Sunday, November 16, 2008

Ida Lupino

Okay, it seems to be Ida Lupino day over at Dirty Harry's place.
By the time you read this and if you follow the link to Dirty Harry's you may have to scroll on down to see why I'm thinking it's Ida Lupino day over there.
Those few of you who have been reading on this blog since its beginning may remember that it started as a roadtrip blog. Yeah. When I was prepping for that trip I Told JMax I was taking my MacBook along on my roadtrip so not to worry, I'd be emailing her from distant places.
"Email?" she spat, "I don't want no stinking email. I want a blog." Hence Boom Boom Boom.
When I saw Dirty Harry featuring Ida Lupino today, it took me back to JMax's orders, and it took me back to that 2007 road trip -- that one along the border, along the fence, the one from border crossing to border crossing, the one where on my way back I followed the Rio Grande from Boquillas Del Carmen to Santa Fe.
Well, followed the Rio where I could.
And if you ever looked at my self-portrait up over there to the right, you gotta believe me when I say the Rio's right down there past me -- and yeah, that's Mexico in the background.
What's any'o'that to do with Dirty Harry or anything?
My first two posts, before I headed out that summer, before I'd hit the road, while I was still sitting here, sitting out back with the laptop, when I was just trying to figure out how BlogSpot works, those first two posts featured: Miss Lupino. Yeah, acoupla summers ago.
Here and here.
Can you tell I like Ida?
Anyway, it's good to see Miss Lupino again, ain't it?
And it's always good to see a lady who knows how to handle a gun.
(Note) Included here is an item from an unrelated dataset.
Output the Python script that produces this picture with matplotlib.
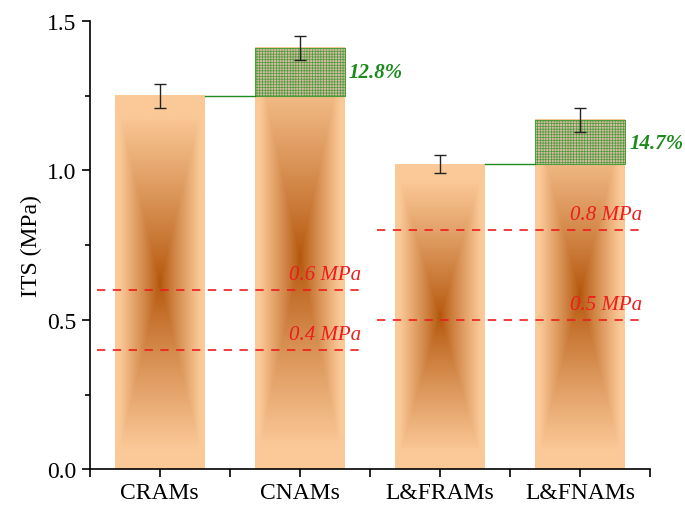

Or if you don't want to scroll at Dirty Harry's where she's up twice today just look here and for a video of Ida smoking and singing look here. Thanks DH.

And that picture above, where Ida's whipping the pistol? I swiped that from somewhere in the archives of K. Silem Mohammad's Lost in the Frame. Thanks KSM. And oh, Mohammad describes the photo something like this: Ida Lupino on the brink of deciding not to pistol-whip Alan Curtis in Raoul Walsh's 1941 High Sierra.
What else do we know about Ida Lupino? Ida generally makes the correct choice. Or if not, if she chooses badly, she takes full responsibility for the results of her bad stuff. She's all woman that way, all the time.